[Aim of the exercise] Your copy should be exact, beginning at the line containing "Rebuild this chart as a Python" and ending at the line containing "import numpy as np", with both lines kept and every picture dropped.

[Dataset extract]

□ □ □

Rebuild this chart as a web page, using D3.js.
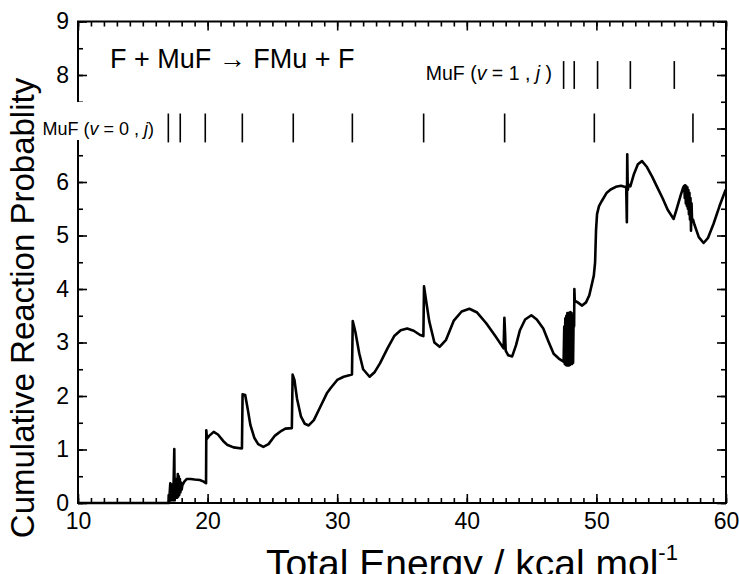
<!DOCTYPE html>
<html>
<head>
<meta charset="utf-8">
<script src="https://cdn.jsdelivr.net/npm/d3@7"></script>
<style>
  body { margin: 0; background: #fff; }
  svg { font-family: "Liberation Sans", Arial, sans-serif; }
</style>
</head>
<body>
<div id="chart"></div>
<script>
// data
var energy = [10, 16.98, 17.0, 17.03, 17.12, 17.15, 17.2, 17.24, 17.3, 17.35, 17.43, 17.46, 17.52, 17.56,
  17.62, 17.65, 17.7, 17.73, 17.78, 17.81, 17.86, 17.9, 17.95, 18.0, 18.05, 18.2, 18.4, 18.7, 19.0, 19.4,
  19.7, 19.88, 19.9, 19.95, 20.1, 20.47, 20.8, 21.2, 21.5, 22.0, 22.65, 22.7, 22.9, 23.1, 23.3, 23.6,
  23.9, 24.3, 24.7, 25.2, 25.7, 26.0, 26.5, 26.56, 26.7, 26.9, 27.2, 27.5, 27.8, 28.2, 28.7, 29.2, 29.5,
  30.0, 30.5, 31.14, 31.2, 31.4, 31.7, 32.0, 32.5, 32.9, 33.3, 33.9, 34.4, 34.9, 35.4, 35.9, 36.4, 36.65,
  36.7, 36.85, 37.1, 37.5, 37.9, 38.4, 39.0, 39.6, 40.2, 40.8, 41.5, 42.2, 42.84, 42.9, 42.95, 43.0, 43.2,
  43.5, 43.8, 44.1, 44.5, 44.98, 45.4, 45.9, 46.3, 46.7, 47.1, 47.47,
  47.52, 47.56, 47.6, 47.64, 47.68, 47.72, 47.76, 47.8, 47.84, 47.88, 47.92, 47.96, 48.0, 48.04, 48.08,
  48.12, 48.16, 48.2, 48.24, 48.28, 48.3, 48.33, 48.5, 48.9, 49.2, 49.45, 49.66, 49.8, 49.9, 49.97, 50.05,
  50.2, 50.43, 50.8, 51.1, 51.5, 51.9, 52.3, 52.35, 52.38, 52.42, 52.5, 52.62, 52.9, 53.2, 53.52, 53.9,
  54.3, 54.7, 55.1, 55.5, 55.96, 56.2, 56.5, 56.7,
  56.78, 56.82, 56.86, 56.9, 56.94, 56.98, 57.02, 57.06, 57.1, 57.14, 57.18, 57.22, 57.26, 57.3, 57.34,
  57.38, 57.45, 57.57, 57.9, 58.27, 58.6, 59.04, 59.5, 59.95, 60];
var probability = [0, 0, 0.15, 0, 0.37, 0.05, 0.35, 0.05, 0.2, 0.05, 1.01, 0.05, 0.3, 0.1,
  0.45, 0.1, 0.54, 0.12, 0.5, 0.15, 0.45, 0.2, 0.38, 0.25, 0.33, 0.40, 0.45, 0.45, 0.44, 0.43,
  0.40, 0.37, 1.36, 1.2, 1.25, 1.33, 1.28, 1.16, 1.09, 1.04, 1.02, 2.03, 2.02, 1.75, 1.46, 1.22,
  1.1, 1.05, 1.1, 1.26, 1.35, 1.39, 1.40, 2.40, 2.3, 1.95, 1.62, 1.48, 1.45, 1.55, 1.80, 2.05, 2.15,
  2.3, 2.36, 2.40, 3.40, 3.2, 2.8, 2.5, 2.36, 2.45, 2.61, 2.9, 3.12, 3.23, 3.26, 3.22, 3.14, 3.12,
  4.05, 3.8, 3.4, 3.0, 2.92, 3.05, 3.41, 3.58, 3.63, 3.56, 3.36, 3.12, 2.89, 3.46, 3.2, 2.85, 2.76,
  2.74, 2.95, 3.23, 3.43, 3.51, 3.43, 3.26, 3.02, 2.79, 2.7, 2.64,
  3.3, 2.6, 3.45, 2.58, 3.5, 2.57, 3.55, 2.57, 3.55, 2.57, 3.56, 2.58, 3.57, 2.6, 3.55,
  2.6, 3.5, 2.62, 3.45, 3.3, 4.0, 3.78, 3.76, 3.69, 3.75, 3.88, 4.1, 4.25, 4.5, 5.09, 5.4,
  5.55, 5.65, 5.8, 5.86, 5.91, 5.93, 5.9, 5.25, 6.52, 5.85, 5.95, 5.92, 6.15, 6.33, 6.39, 6.28,
  6.1, 5.9, 5.7, 5.48, 5.31, 5.5, 5.75, 5.9,
  5.93, 5.7, 5.94, 5.6, 5.92, 5.55, 5.9, 5.5, 5.85, 5.4, 5.8, 5.3, 5.7, 5.09, 5.6,
  5.3, 5.3, 5.2, 4.97, 4.86, 4.95, 5.22, 5.55, 5.84, 5.86];

// MuF rovibrational thresholds
var levelsV0 = [16.97, 17.89, 19.82, 22.68, 26.61, 31.17, 36.67, 42.92, 49.84, 57.45];
var levelsV1 = [47.47, 48.29, 50.09, 52.62, 56.01];

var xTicks = [10, 20, 30, 40, 50, 60];
var yTicks = [0, 1, 2, 3, 4, 5, 6, 7, 8, 9];
// the 7 sits under the v = 0 label in the original
var yTickLabels = ["0", "1", "2", "3", "4", "5", "6", "", "8", "9"];

//setup
var width = 739, height = 574;
var mLeft = 78, mRight = 726, mTop = 21.5, mBottom = 503;

var svg = d3.select("#chart").append("svg")
    .attr("width", width)
    .attr("height", height);

var x = d3.scaleLinear().domain([10, 60]).range([mLeft, mRight]);
var y = d3.scaleLinear().domain([0, 9]).range([mBottom, mTop]);

var xMinor = d3.range(10, 61, 1);
var yMinor = d3.range(0, 9.01, 0.5);

function styleAxis(g) {
    g.select(".domain").remove();
    g.selectAll("line").attr("stroke", "#000").attr("stroke-width", 1.6);
    g.selectAll("text").attr("fill", "#000").attr("font-size", 23)
        .attr("font-family", "Liberation Sans, Arial, sans-serif");
}

// bottom
svg.append("g").attr("transform", "translate(0," + mBottom + ")")
    .call(d3.axisBottom(x).tickValues(xMinor).tickSize(-5).tickFormat(""))
    .call(styleAxis);
svg.append("g").attr("transform", "translate(0," + mBottom + ")")
    .call(d3.axisBottom(x).tickValues(xTicks).tickSize(-9).tickPadding(10).tickFormat(d3.format("d")))
    .call(styleAxis);
// top
svg.append("g").attr("transform", "translate(0," + mTop + ")")
    .call(d3.axisTop(x).tickValues(xMinor).tickSize(-5).tickFormat(""))
    .call(styleAxis);
svg.append("g").attr("transform", "translate(0," + mTop + ")")
    .call(d3.axisTop(x).tickValues(xTicks).tickSize(-9).tickFormat(""))
    .call(styleAxis);
// left
svg.append("g").attr("transform", "translate(" + mLeft + ",0)")
    .call(d3.axisLeft(y).tickValues(yMinor).tickSize(-5).tickFormat(""))
    .call(styleAxis);
svg.append("g").attr("transform", "translate(" + mLeft + ",0)")
    .call(d3.axisLeft(y).tickValues(yTicks).tickSize(-9).tickPadding(9)
        .tickFormat(function (d, i) { return yTickLabels[i]; }))
    .call(styleAxis);
// right
svg.append("g").attr("transform", "translate(" + mRight + ",0)")
    .call(d3.axisRight(y).tickValues(yMinor).tickSize(-5).tickFormat(""))
    .call(styleAxis);
svg.append("g").attr("transform", "translate(" + mRight + ",0)")
    .call(d3.axisRight(y).tickValues(yTicks).tickSize(-9).tickFormat(""))
    .call(styleAxis);

// frame
svg.append("rect")
    .attr("x", mLeft).attr("y", mTop)
    .attr("width", mRight - mLeft).attr("height", mBottom - mTop)
    .attr("fill", "none").attr("stroke", "#000").attr("stroke-width", 2);

// curve
var pts = energy.map(function (e, i) { return [e, probability[i]]; });
var line = d3.line()
    .x(function (d) { return x(d[0]); })
    .y(function (d) { return y(d[1]); });

svg.append("path")
    .attr("d", line(pts))
    .attr("fill", "none")
    .attr("stroke", "#000")
    .attr("stroke-width", 2.6)
    .attr("stroke-linejoin", "round");

// threshold markers
svg.selectAll(".v0").data(levelsV0).enter().append("line")
    .attr("x1", function (d) { return x(d); }).attr("x2", function (d) { return x(d); })
    .attr("y1", y(7.28)).attr("y2", y(6.74))
    .attr("stroke", "#000").attr("stroke-width", 1.6);
svg.selectAll(".v1").data(levelsV1).enter().append("line")
    .attr("x1", function (d) { return x(d); }).attr("x2", function (d) { return x(d); })
    .attr("y1", y(8.26)).attr("y2", y(7.74))
    .attr("stroke", "#000").attr("stroke-width", 1.6);

// labels for the threshold rows, on a white box (it hides the axis behind it)
function levelLabel(vib, xEnd, yBase, size) {
    var bg = svg.append("rect").attr("fill", "#fff");
    var t = svg.append("text")
        .attr("x", xEnd).attr("y", yBase)
        .attr("text-anchor", "end")
        .attr("font-size", size);
    t.append("tspan").text("MuF (");
    t.append("tspan").attr("font-style", "italic").text("v");
    t.append("tspan").text(" = " + vib + " , ");
    t.append("tspan").attr("font-style", "italic").text("j");
    t.append("tspan").text(vib == 1 ? " )" : ")");
    var b = t.node().getBBox();
    bg.attr("x", b.x - 2).attr("y", yBase - 33)
        .attr("width", b.width + 4).attr("height", 38);
}
levelLabel(0, 154, 135, 18);
levelLabel(1, 552, 80, 19.5);

// title
svg.append("text")
    .attr("x", 110).attr("y", 68)
    .attr("font-size", 27)
    .text("F + MuF \u2192 FMu + F");

// axis labels (bottom one is clipped by the page edge, as in the original)
var xl = svg.append("text")
    .attr("x", 266).attr("y", 577)
    .attr("font-size", 39);
xl.append("tspan").text("Total Energy / kcal mol");
xl.append("tspan").attr("font-size", 22).attr("dy", -17).text("-1");

svg.append("text")
    .attr("transform", "translate(34,308) rotate(-90)")
    .attr("text-anchor", "middle")
    .attr("font-size", 33)
    .text("Cumulative Reaction Probablity");
</script>
</body>
</html>
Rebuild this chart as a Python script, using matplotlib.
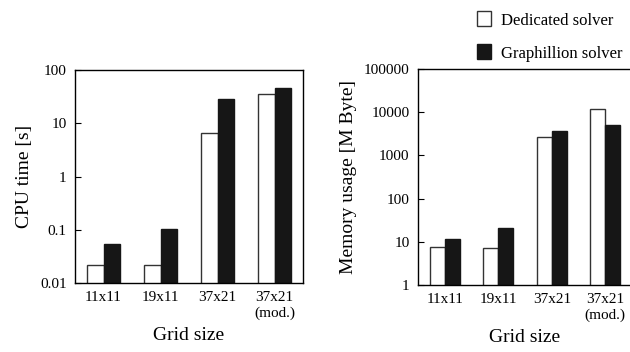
import matplotlib
matplotlib.use("Agg")
import matplotlib.pyplot as plt
import numpy as np

# DATA
grids = ["11x11", "19x11", "37x21", "37x21\n(mod.)"]
cpu_dedicated = [0.022, 0.022, 6.7, 35]
cpu_graphillion = [0.055, 0.103, 28, 45]
mem_dedicated = [7.7, 7.2, 2700, 11800]
mem_graphillion = [11.6, 20.7, 3600, 5000]
labels = ["Dedicated solver", "Graphillion solver"]

plt.rcParams['font.family'] = ['Liberation Serif', 'DejaVu Serif']

fig = plt.figure(figsize=(6.3, 3.52), dpi=100)
ax1 = fig.add_axes([75/630, 1 - 283/352, 228/630, 213/352])
ax2 = fig.add_axes([418/630, 1 - 285/352, 214/630, 216/352])

x = np.arange(len(grids))
w = 0.285


def draw(ax, a, b, ylim, ticks, ylabel):
    ax.set_yscale("log")
    ax.bar(x - w/2, a, w, color="white", edgecolor="#333333", linewidth=1.0,
           label=labels[0])
    ax.bar(x + w/2, b, w, color="#161616", edgecolor="#161616", linewidth=1.0,
           label=labels[1])
    ax.set_ylim(*ylim)
    ax.set_xlim(-0.5, 3.5)
    ax.set_yticks(ticks)
    ax.set_yticklabels([("%g" % t) if t < 1 else str(int(t)) for t in ticks])
    ax.minorticks_off()
    ax.set_xticks(x)
    ax.set_xticklabels(grids, fontsize=11, linespacing=1.25)
    ax.tick_params(axis="x", length=0, pad=6)
    ax.tick_params(axis="y", direction="in", length=4, labelsize=11, pad=6)
    ax.set_xlabel("Grid size", fontsize=14, labelpad=5)
    ax.set_ylabel(ylabel, fontsize=14, labelpad=5)
    for s in ax.spines.values():
        s.set_linewidth(1.0)


draw(ax1, cpu_dedicated, cpu_graphillion, (0.01, 100),
     [0.01, 0.1, 1, 10, 100], "CPU time [s]")
draw(ax2, mem_dedicated, mem_graphillion, (1, 100000),
     [1, 10, 100, 1000, 10000, 100000], "Memory usage [M Byte]")

h, l = ax2.get_legend_handles_labels()
fig.legend(h, l, loc="upper left", bbox_to_anchor=(462/630, 1.01),
           frameon=False, fontsize=12, handlelength=0.85, handleheight=1.0,
           handletextpad=0.6, labelspacing=0.95)

fig.savefig("out.png", dpi=100)
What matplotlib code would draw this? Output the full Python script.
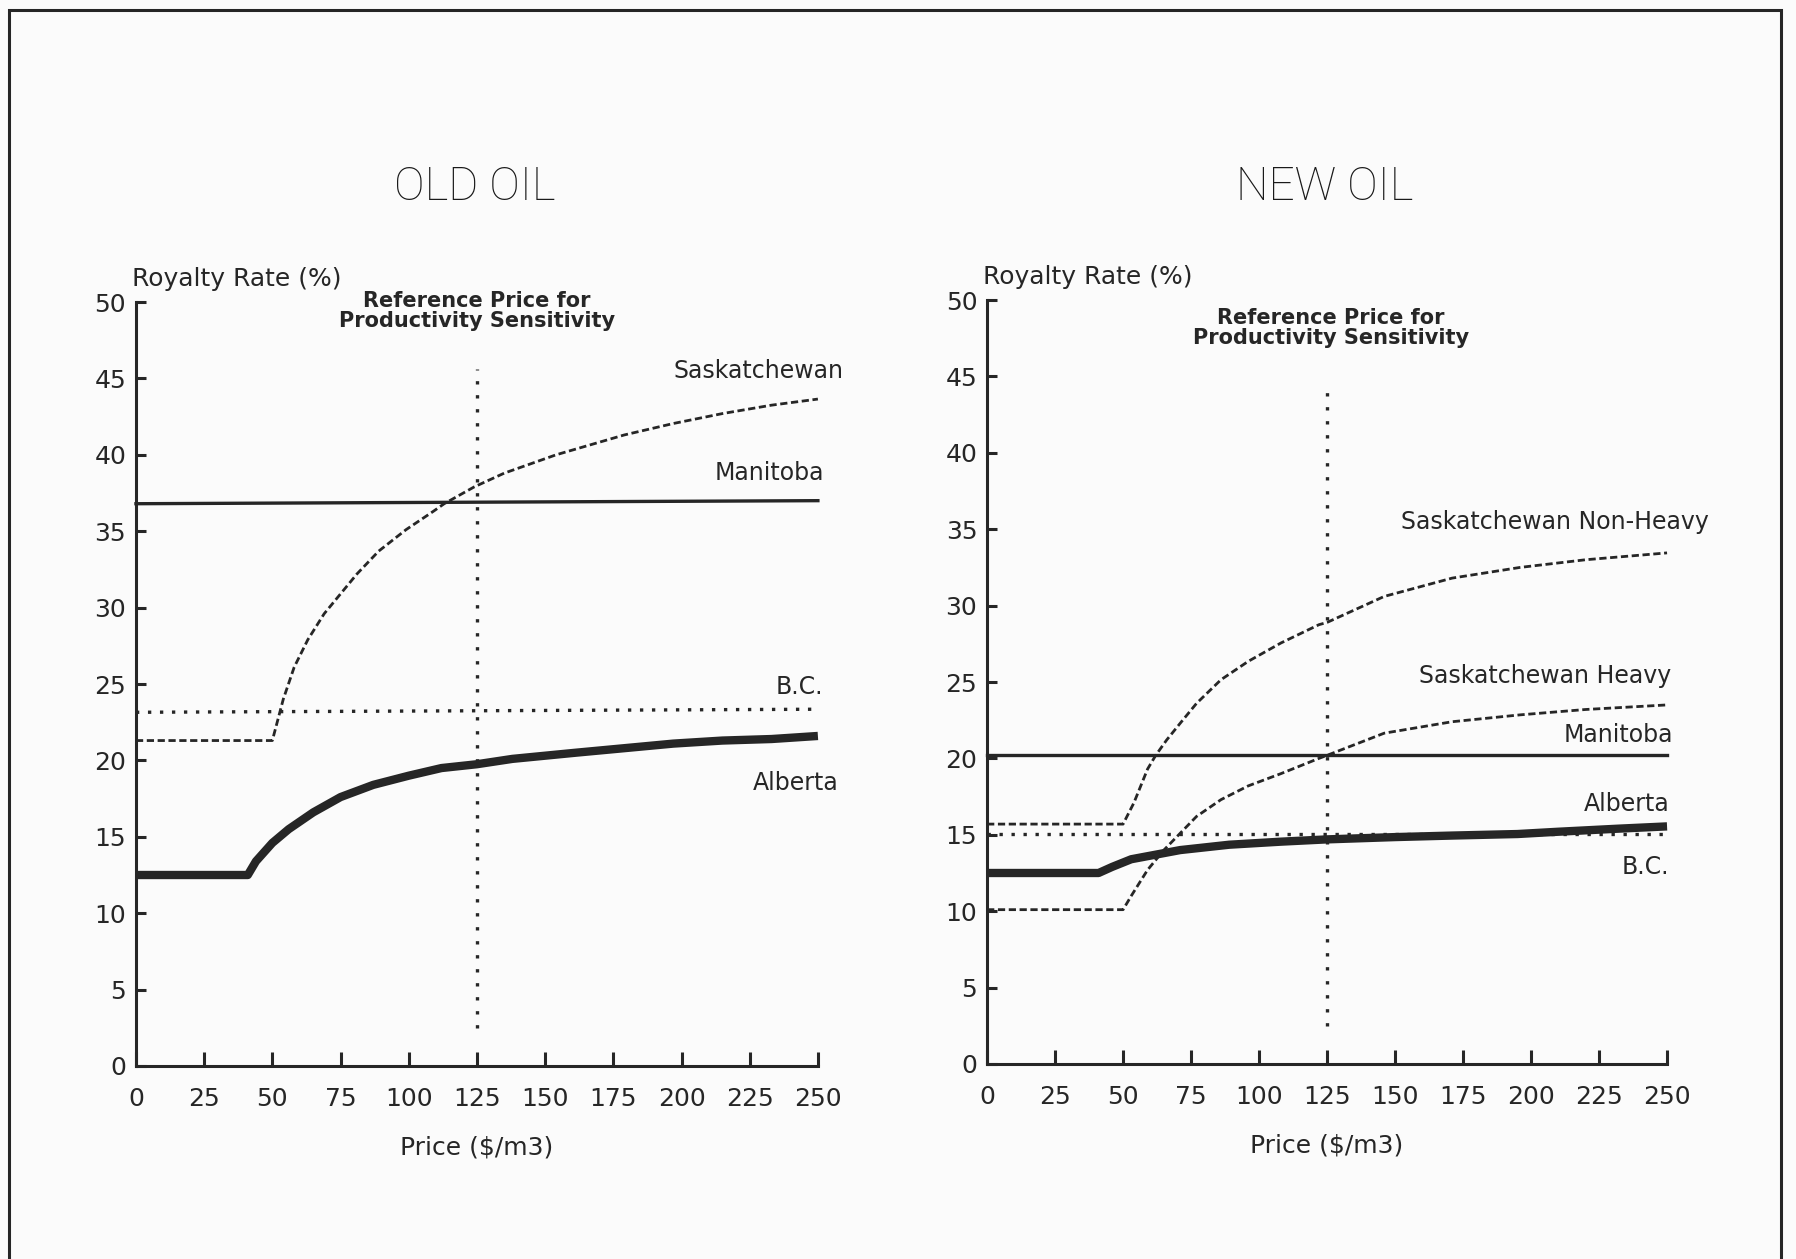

□ □ □

[Exercise solution]
Rebuild this chart as a Python script, using matplotlib.
import matplotlib
matplotlib.use("Agg")
import matplotlib.pyplot as plt
import numpy as np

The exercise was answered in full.